• [Task brief]:
From the first line of the data down to and including the line with "const fontSize = 22;", copy everything exactly, leaving out pictures.

• [Information supplied]:
+ + + + + + +

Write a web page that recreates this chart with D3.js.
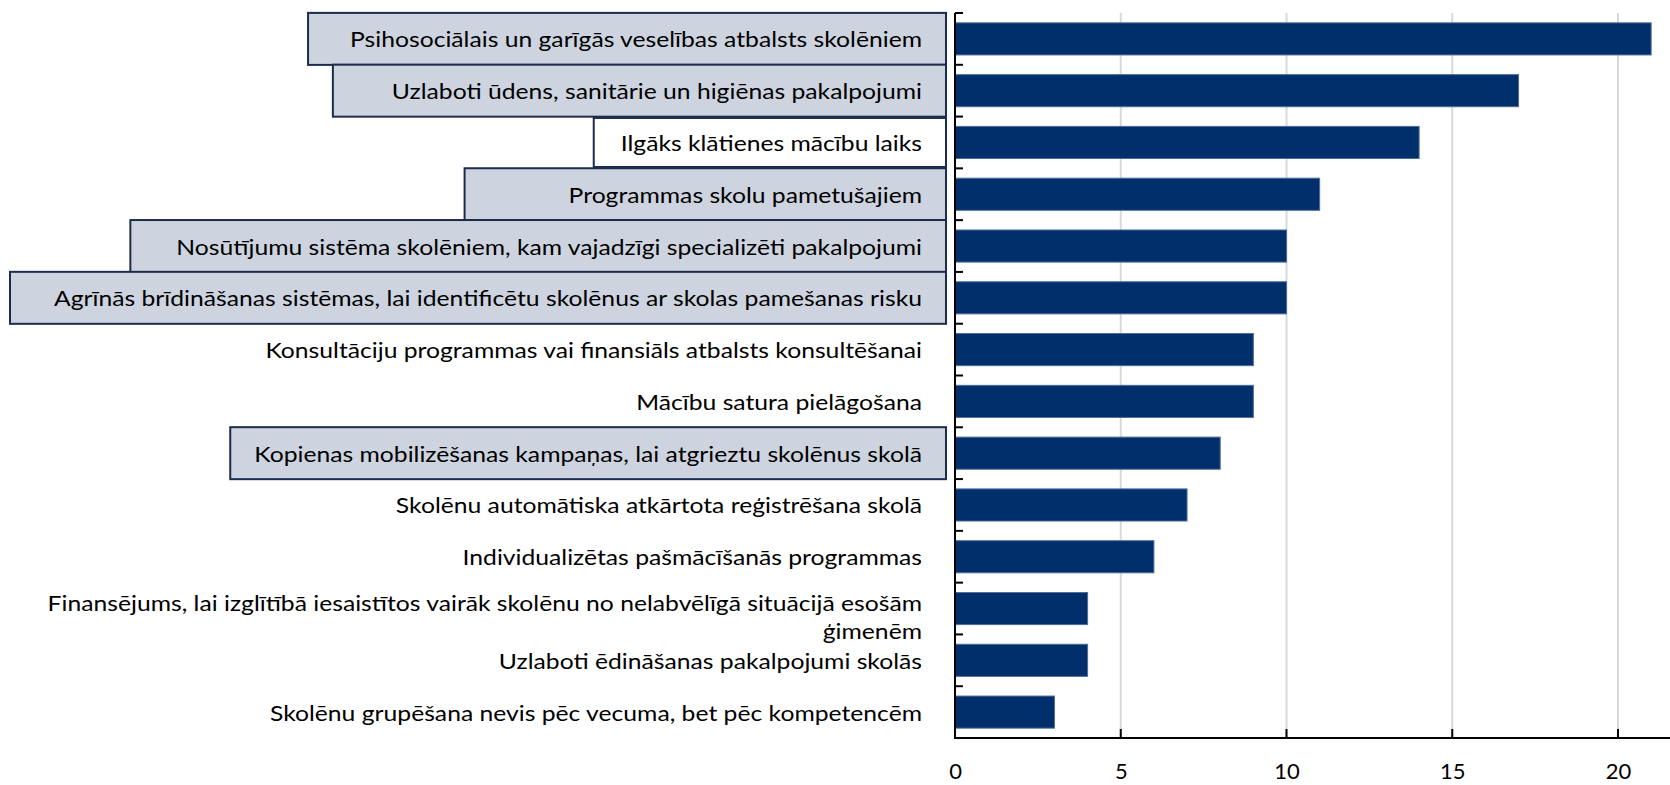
<!DOCTYPE html>
<html>
<head>
<meta charset="utf-8">
<script src="https://cdn.jsdelivr.net/npm/d3@7"></script>
<style>
  html, body { margin: 0; padding: 0; background: #fff; }
  svg { display: block; }
</style>
</head>
<body>
<svg id="chart" width="1670" height="785"></svg>
<script>
const categories = [
  "Psihosociālais un garīgās veselības atbalsts skolēniem",
  "Uzlaboti ūdens, sanitārie un higiēnas pakalpojumi",
  "Ilgāks klātienes mācību laiks",
  "Programmas skolu pametušajiem",
  "Nosūtījumu sistēma skolēniem, kam vajadzīgi specializēti pakalpojumi",
  "Agrīnās brīdināšanas sistēmas, lai identificētu skolēnus ar skolas pamešanas risku",
  "Konsultāciju programmas vai finansiāls atbalsts konsultēšanai",
  "Mācību satura pielāgošana",
  "Kopienas mobilizēšanas kampaņas, lai atgrieztu skolēnus skolā",
  "Skolēnu automātiska atkārtota reģistrēšana skolā",
  "Individualizētas pašmācīšanās programmas",
  "Finansējums, lai izglītībā iesaistītos vairāk skolēnu no nelabvēlīgā situācijā esošām\nģimenēm",
  "Uzlaboti ēdināšanas pakalpojumi skolās",
  "Skolēnu grupēšana nevis pēc vecuma, bet pēc kompetencēm"
];
const values = [21, 17, 14, 11, 10, 10, 9, 9, 8, 7, 6, 4, 4, 3];
const xTicks = [0, 5, 10, 15, 20];
// framed labels in the reference (index into categories)
const shadedLabels = [0, 1, 3, 4, 5, 8];
const whiteLabels = [2];
// layout only: left padding of each label frame, by category index
const framePadLeft = { 0: 42, 1: 59, 2: 27, 3: 104, 4: 46, 5: 44, 8: 24 };

const svg = d3.select("#chart");
const FONT = "Lato, 'Open Sans', sans-serif";
const fontSize = 22;

const x = d3.scaleLinear().domain([0, 20]).range([955, 1618]);
const y = d3.scaleBand().domain(categories).range([13, 738]).paddingInner(0.38).paddingOuter(0.19);
const step = y.step();

// gridlines
svg.append("g").selectAll("line").data(xTicks.filter(d => d > 0)).join("line")
  .attr("x1", d => x(d)).attr("x2", d => x(d))
  .attr("y1", 13).attr("y2", 738)
  .attr("stroke", "#d9d9d9").attr("stroke-width", 2);

// bars
svg.append("g").selectAll("rect").data(values).join("rect")
  .attr("x", x(0))
  .attr("y", (d, i) => y(categories[i]))
  .attr("width", d => x(d) - x(0))
  .attr("height", y.bandwidth())
  .attr("fill", "#002f6c")
  .attr("stroke", "#4d6d9a").attr("stroke-width", 1);

// y axis line + boundary ticks
svg.append("line").attr("x1", x(0)).attr("x2", x(0)).attr("y1", 13).attr("y2", 738)
  .attr("stroke", "#000").attr("stroke-width", 2);
const bounds = d3.range(categories.length).map(i => 13 + i * step);
svg.append("g").selectAll("line").data(bounds).join("line")
  .attr("x1", x(0)).attr("x2", x(0) + 8)
  .attr("y1", d => d).attr("y2", d => d)
  .attr("stroke", "#000").attr("stroke-width", 2);

// x axis
const xAxis = d3.axisBottom(x).tickValues(xTicks).tickSize(0).tickPadding(25);
const gx = svg.append("g").attr("transform", "translate(0,738)").call(xAxis);
gx.select(".domain").remove();
gx.selectAll("text").attr("font-family", FONT).attr("font-size", fontSize).attr("fill", "#000");
svg.append("line").attr("x1", x(0) - 1).attr("x2", 1670).attr("y1", 738).attr("y2", 738)
  .attr("stroke", "#000").attr("stroke-width", 2);
svg.append("g").selectAll("line").data(xTicks.filter(d => d > 0)).join("line")
  .attr("x1", d => x(d)).attr("x2", d => x(d))
  .attr("y1", 738).attr("y2", 729)
  .attr("stroke", "#000").attr("stroke-width", 2);

// labels
const textRight = 922;
const boxLayer = svg.append("g");
const whiteLayer = svg.append("g");
const textLayer = svg.append("g");

const texts = [];
categories.forEach((c, i) => {
  const lines = c.split("\n");
  const cy = y(c) + y.bandwidth() / 2;
  lines.forEach((ln, j) => {
    const yy = lines.length === 1 ? cy : (j === 0 ? cy - 6 : cy + 22);
    const t = textLayer.append("text")
      .attr("x", textRight).attr("y", yy)
      .attr("text-anchor", "end").attr("dominant-baseline", "central")
      .attr("font-family", FONT).attr("font-size", fontSize).attr("fill", "#000")
      .text(ln);
    texts.push({ node: t, idx: i });
  });
});
// condense glyphs so the longest label fits the reference width (~868px)
const longest = texts.find(o => o.idx === 5).node.node();
const k = 868 / longest.getComputedTextLength();
texts.forEach(o => {
  const w = o.node.node().getComputedTextLength();
  o.node.attr("textLength", w * k).attr("lengthAdjust", "spacingAndGlyphs");
});

function drawBox(layer, i, fill, h) {
  const c = categories[i];
  const t = texts.find(o => o.idx === i).node;
  const w = +t.attr("textLength");
  const cy = y(c) + y.bandwidth() / 2;
  const left = textRight - w - framePadLeft[i];
  layer.append("rect")
    .attr("x", left).attr("y", cy - h / 2)
    .attr("width", 946 - left).attr("height", h)
    .attr("fill", fill).attr("stroke", "#1c2c4c").attr("stroke-width", 2);
}
shadedLabels.forEach(i => drawBox(boxLayer, i, "#cdd4df", 52));
whiteLabels.forEach(i => drawBox(whiteLayer, i, "#ffffff", 49));
</script>
</body>
</html>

+ + + + + + +

• [Correct response]:
Write a web page that recreates this chart with D3.js.
<!DOCTYPE html>
<html>
<head>
<meta charset="utf-8">
<script src="https://cdn.jsdelivr.net/npm/d3@7"></script>
<style>
  html, body { margin: 0; padding: 0; background: #fff; }
  svg { display: block; }
</style>
</head>
<body>
<svg id="chart" width="1670" height="785"></svg>
<script>
const categories = [
  "Psihosociālais un garīgās veselības atbalsts skolēniem",
  "Uzlaboti ūdens, sanitārie un higiēnas pakalpojumi",
  "Ilgāks klātienes mācību laiks",
  "Programmas skolu pametušajiem",
  "Nosūtījumu sistēma skolēniem, kam vajadzīgi specializēti pakalpojumi",
  "Agrīnās brīdināšanas sistēmas, lai identificētu skolēnus ar skolas pamešanas risku",
  "Konsultāciju programmas vai finansiāls atbalsts konsultēšanai",
  "Mācību satura pielāgošana",
  "Kopienas mobilizēšanas kampaņas, lai atgrieztu skolēnus skolā",
  "Skolēnu automātiska atkārtota reģistrēšana skolā",
  "Individualizētas pašmācīšanās programmas",
  "Finansējums, lai izglītībā iesaistītos vairāk skolēnu no nelabvēlīgā situācijā esošām\nģimenēm",
  "Uzlaboti ēdināšanas pakalpojumi skolās",
  "Skolēnu grupēšana nevis pēc vecuma, bet pēc kompetencēm"
];
const values = [21, 17, 14, 11, 10, 10, 9, 9, 8, 7, 6, 4, 4, 3];
const xTicks = [0, 5, 10, 15, 20];
// framed labels in the reference (index into categories)
const shadedLabels = [0, 1, 3, 4, 5, 8];
const whiteLabels = [2];
// layout only: left padding of each label frame, by category index
const framePadLeft = { 0: 42, 1: 59, 2: 27, 3: 104, 4: 46, 5: 44, 8: 24 };

const svg = d3.select("#chart");
const FONT = "Lato, 'Open Sans', sans-serif";
const fontSize = 22;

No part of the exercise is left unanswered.